I will never forget a wisdom pearl that Mr. Guest bequeathed to me on a second-hand basis as the patron in line before me haggled with him over a small amount of money. The sage attendant quelled any objections to the sum due with one simple sentence: " Son: There is no such thing as a half-penny. " Since that time, I still hear Mr. Guest's firm but truthful words anytime I am faced with a situation regarding honor, effort or integrity. Truly, there is no such thing as a "half-penny". You are either in life wholeheartedly or you are not in it at all. You either give your best effort refusing to give up or you fail.
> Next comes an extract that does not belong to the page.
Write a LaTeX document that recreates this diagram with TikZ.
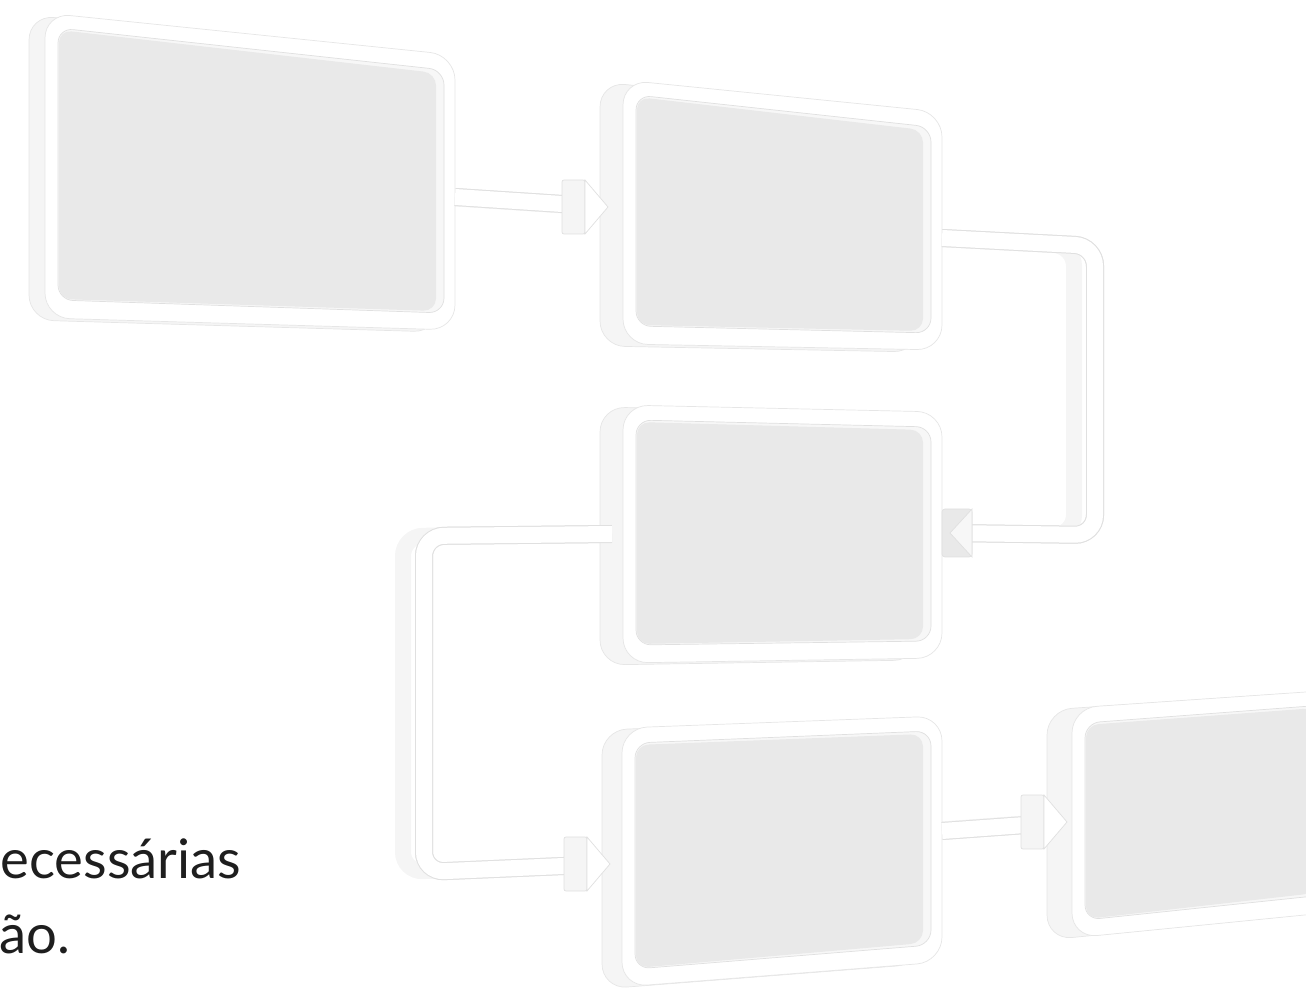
\documentclass[tikz,border=0pt]{standalone}
\usepackage{fontspec}
\setmainfont{Lato}
\usetikzlibrary{calc}
\definecolor{edgecol}{HTML}{E0E0E0}
\definecolor{sidecol}{HTML}{F5F5F5}
\definecolor{wallcol}{HTML}{F7F7F7}
\definecolor{floorcol}{HTML}{E9E9E9}
\definecolor{inkcol}{HTML}{1E1E1E}
% one framed panel: name, depth, corners tl tr br bl of the front face
\newcommand{\panel}[6]{%
  \coordinate (#1-tl) at (#3);
  \coordinate (#1-tr) at (#4);
  \coordinate (#1-br) at (#5);
  \coordinate (#1-bl) at (#6);
  \filldraw[panelside] ($(#1-tl)+(-#2,2)$) -- ($(#1-tr)+(-#2,2)$)
     -- ($(#1-br)+(-#2,2)$) -- ($(#1-bl)+(-#2,2)$) -- cycle;
  \filldraw[panelface] (#1-tl) -- (#1-tr) -- (#1-br) -- (#1-bl) -- cycle;
  \filldraw[panelwall] ($(#1-tl)+(13,15)$) -- ($(#1-tr)+(-11,15)$)
     -- ($(#1-br)+(-11,-17)$) -- ($(#1-bl)+(13,-18)$) -- cycle;
  \fill[panelfloor] ($(#1-tl)+(14,17)$) -- ($(#1-tr)+(-19,18)$)
     -- ($(#1-br)+(-19,-19)$) -- ($(#1-bl)+(14,-19)$) -- cycle;
}

\begin{document}
\begin{tikzpicture}[
   x=0.02cm, y=-0.02cm,
   panelside/.style={fill=sidecol, draw=edgecol!80, line width=0.4pt, rounded corners=0.5cm},
   panelface/.style={fill=white, draw=edgecol!80, line width=0.4pt, rounded corners=0.5cm},
   panelwall/.style={fill=wallcol, draw=edgecol, line width=0.4pt, rounded corners=0.3cm},
   panelfloor/.style={fill=floorcol, rounded corners=0.25cm},
   bar/.style={line width=0.32cm, draw=white, rounded corners=0.4cm,
      preaction={draw=edgecol, line width=0.36cm}},
   barside/.style={line width=0.32cm, draw=sidecol, rounded corners=0.4cm,
      transform canvas={xshift=-0.42cm}, preaction={draw=edgecol, line width=0.36cm}},
   headright/.pic={
      \filldraw[fill=sidecol, draw=edgecol, line width=0.4pt, rounded corners=0.04cm]
         (-23,-27) -- (-46,-27) -- (-46,27) -- (-23,27) -- cycle;
      \filldraw[fill=white, draw=edgecol, line width=0.4pt] (0,0) -- (-23,-27) -- (-23,27) -- cycle;
   },
   headleft/.pic={
      \filldraw[fill=edgecol!70, draw=edgecol, line width=0.4pt, rounded corners=0.06cm]
         (-8,-24) -- (22,-24) -- (22,24) -- (-8,24) -- cycle;
      \filldraw[fill=wallcol, draw=edgecol, line width=0.4pt] (0,0) -- (22,-24) -- (22,24) -- cycle;
   },
   txt/.style={anchor=base west, inner sep=0pt, text=inkcol, font=\fontsize{31}{37}\selectfont}
]
\useasboundingbox (0,0) rectangle (1306,989);

\node[txt] (t1) at (0,878) {ecessárias};
\node[txt] (t2) at (-1,953) {ão.};

% anchor points of the connectors
\coordinate (p1-out) at (455,197);
\coordinate (p2-in) at (608,207);
\coordinate (p2-out) at (942,238);
\coordinate (c2a) at (1095,246);
\coordinate (c2b) at (1095,535);
\coordinate (p3-in) at (950,533);
\coordinate (p3-out) at (612,534);
\coordinate (c3a) at (424,536);
\coordinate (c3b) at (424,872);
\coordinate (p4-in) at (610,864);
\coordinate (p4-out) at (942,831);
\coordinate (p5-in) at (1067,822);

% depth of the bars
\draw[barside] (p1-out) -- (p2-in);
\draw[barside] (p2-out) -- (c2a) -- (c2b) -- (p3-in);
\draw[barside] (p3-out) -- (c3a) -- (c3b) -- (p4-in);
\draw[barside] (p4-out) -- (p5-in);

\panel{p1}{16}{45,13}{455,55}{455,330}{45,318}
\panel{p2}{23}{623,80}{942,112}{942,350}{623,344}
\panel{p3}{23}{623,405}{942,412}{942,658}{623,663}
\panel{p4}{20}{622,728}{942,716}{942,962}{622,987}
\panel{p5}{25}{1072,708}{1335,690}{1335,912}{1072,938}

\draw[bar, shorten >=0.36cm] (p1-out) -- (p2-in);
\draw[bar, shorten >=0.3cm] (p2-out) -- (c2a) -- (c2b) -- (p3-in);
\draw[bar, shorten >=0.36cm] (p3-out) -- (c3a) -- (c3b) -- (p4-in);
\draw[bar, shorten >=0.36cm] (p4-out) -- (p5-in);

\pic (h1) at (p2-in) {headright};
\pic (h2) at (p3-in) {headleft};
\pic (h3) at (p4-in) {headright};
\pic (h4) at (p5-in) {headright};
\end{tikzpicture}
\end{document}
You either do what needs to be done whether it requires pain, sacrifice or suffering or you do not complete the task at hand. There is no such thing as a half-penny.
But if not,*
Andrew Goodwin Gibbs
* Since this is the first post, I will explain the closing "But if not". It is my life mantra and is apt as a closing to any letter or entry in this writer's humble opinion.---- In early 1940 the British and their allies sent a force of some 350,000 men into the low countries of Europe to stem the tide of German advance into France, Belgium and Holland. Caught in a brilliant pincer movement by the invading German forces the beleaguered British Expeditionary Force was pushed back to the beaches of the small Belgian town of Dunkirk. To everyone’s surprise the Germans halted their advance to regroup. As England and the world waited for what appeared to be the sure and certain annihilation of 350,000 men a three word message was transmitted from the besieged army at Dunkirk. It read simply, "And if not." The British people understood the biblical import of the cryptic message. It was a reference to the Old Testament book of Daniel, where Daniel and his friends chose death rather than worship an image of the pagan king, "If it be so, our God whom we serve is able to deliver us from the furnace of blazing fire; and He will deliver us out of your hand, O king. But if not, let it be known to you, O king, that we are not going to serve your gods or worship the golden image that you have set up" (Daniel 3:17-18). The British Expeditionary Army, surrounded, cutoff and on the brink of destruction was declaring to Britain and to the world that even in apparent defeat they were, in fact, victorious. The message, more eloquent than a sermon delivered in St. Paul’s Cathedral, galvanized the British people. In a matter of hours thousands of boats of every description headed across the dangerous waters of the English Channel and, at the risk of their own lives from enemy fire, began the evacuation of the heroic but beleaguered army in what historians now refer to as "the miracle of Dunkirk."